Discrete-Time Embedded Model Control Scheme for Disturbed Nonlinear Systems With Application to Quadrotor UAVs

In this paper, a discrete-time embedded model control (EMC) scheme is proposed for a class of disturbed nonlinear systems under model uncertainty. First, by invoking the current state, a linear discrete-time embedded model (EM) is real-timely generated by linearizing and discretizing nominal model of nonlinear system. Then, as for the reference dynamics for our control scheme, a reference generator is designed to generate a group of reference control input and reference state. Meanwhile, as for control dynamics for proposed scheme, an auxiliary system and a predictor are combined to compensate for the error of control input. Based on above, a synthetic controller is derived to stabilize the controlled system by combining the reference dynamics and control dynamics. Thus, the discrete-time Lyapunov stability theory is utilized to analyze the overall closed-loop system, and a sufficient stability condition is proposed to guarantee that all the closed-loop states under the proposed EMC scheme are semi-globally ultimately uniformly bounded (UUB), ensuring the ultimate error bounds to be adjusted into tolerable regions. Finally, as for the nonlinear system of quadrotor UAV, some simulations are conducted to illustrate the effectiveness of the proposed control scheme. Note to Practitioners—The motivation of this paper aims to investigate the control stability issue of a disturbed nonlinear system. Currently, these relevant results proposed in existent paper mainly relied on the complicated continuous-time controllers, which are hard to be implemented in practice. Yet, this paper proposes a control scheme based on a discrete-time embedded model, which can ensure the desired control performance.

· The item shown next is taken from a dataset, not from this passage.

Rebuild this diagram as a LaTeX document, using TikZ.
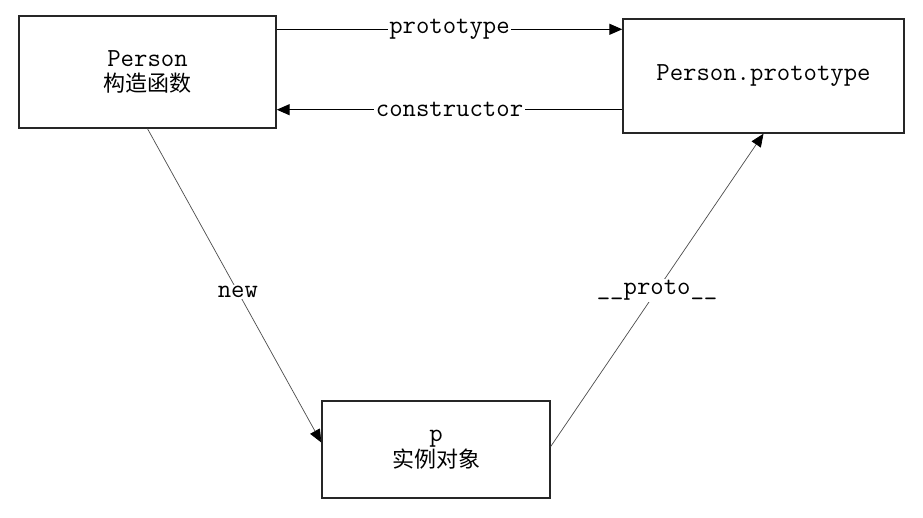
\documentclass[tikz,border=0pt]{standalone}
\usepackage{fontspec}
\newfontfamily\cjk{Noto Sans CJK SC}
\usetikzlibrary{arrows.meta,calc}
\begin{document}
\begin{tikzpicture}[x=1pt,y=1pt,
  box/.style={draw=black!85,line width=1.4pt,align=center,inner sep=0pt,
    font=\ttfamily\fontsize{26}{25}\selectfont},
  harr/.style={line width=1.2pt,-{Triangle[length=13pt,width=11pt]}},
  darr/.style={line width=0.7pt,draw=black!70,-{Triangle[length=13pt,width=11pt,color=black]}},
  lbl/.style={fill=white,inner sep=1.5pt,font=\ttfamily\fontsize{26}{25}\selectfont}]
\useasboundingbox[fill=white] (0,0) rectangle (923,517);
\node[box,minimum width=257pt,minimum height=112pt] (person) at (147.5,445)
  {Person\\{\cjk\fontsize{22}{25}\selectfont 构造函数}};
\node[box,minimum width=281pt,minimum height=114pt] (proto) at (763.5,441)
  {Person.prototype};
\node[box,minimum width=228pt,minimum height=97pt] (p) at (436,67.5)
  {p\\[1pt]{\cjk\fontsize{22}{25}\selectfont 实例对象}};
\coordinate (a1) at ([yshift=-14pt]person.north east);
\coordinate (a2) at ([yshift=24pt]proto.south west);
\draw[harr] (a1) -- (a1 -| proto.west) node[lbl,midway]{prototype};
\draw[harr] (a2) -- (a2 -| person.east) node[lbl,midway]{constructor};
\draw[darr] (person.south) -- ([yshift=7pt]p.west) node[lbl,pos=0.52]{new};
\draw[darr] ([yshift=3pt]p.east) -- (proto.south) node[lbl,midway]{\_\_proto\_\_};
\end{tikzpicture}
\end{document}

First, a reference signal generator is designed by generating a linear discrete-time embedded model. Based on this, the control error is compensated by combining an auxiliary system and a predictor. Then, a synthetic controller is derived to stabilize the controlled system. The effectiveness of the overall control scheme is validated using a quadrotor UAV nonlinear system, demonstrating that all signals in the closed-loop system under our control scheme are semi-globally uniformly bounded, and the ultimate error bounds can be adjusted to a tolerable range. In future work, we will investigate the problem on input delay compensation based on the control scheme of this paper.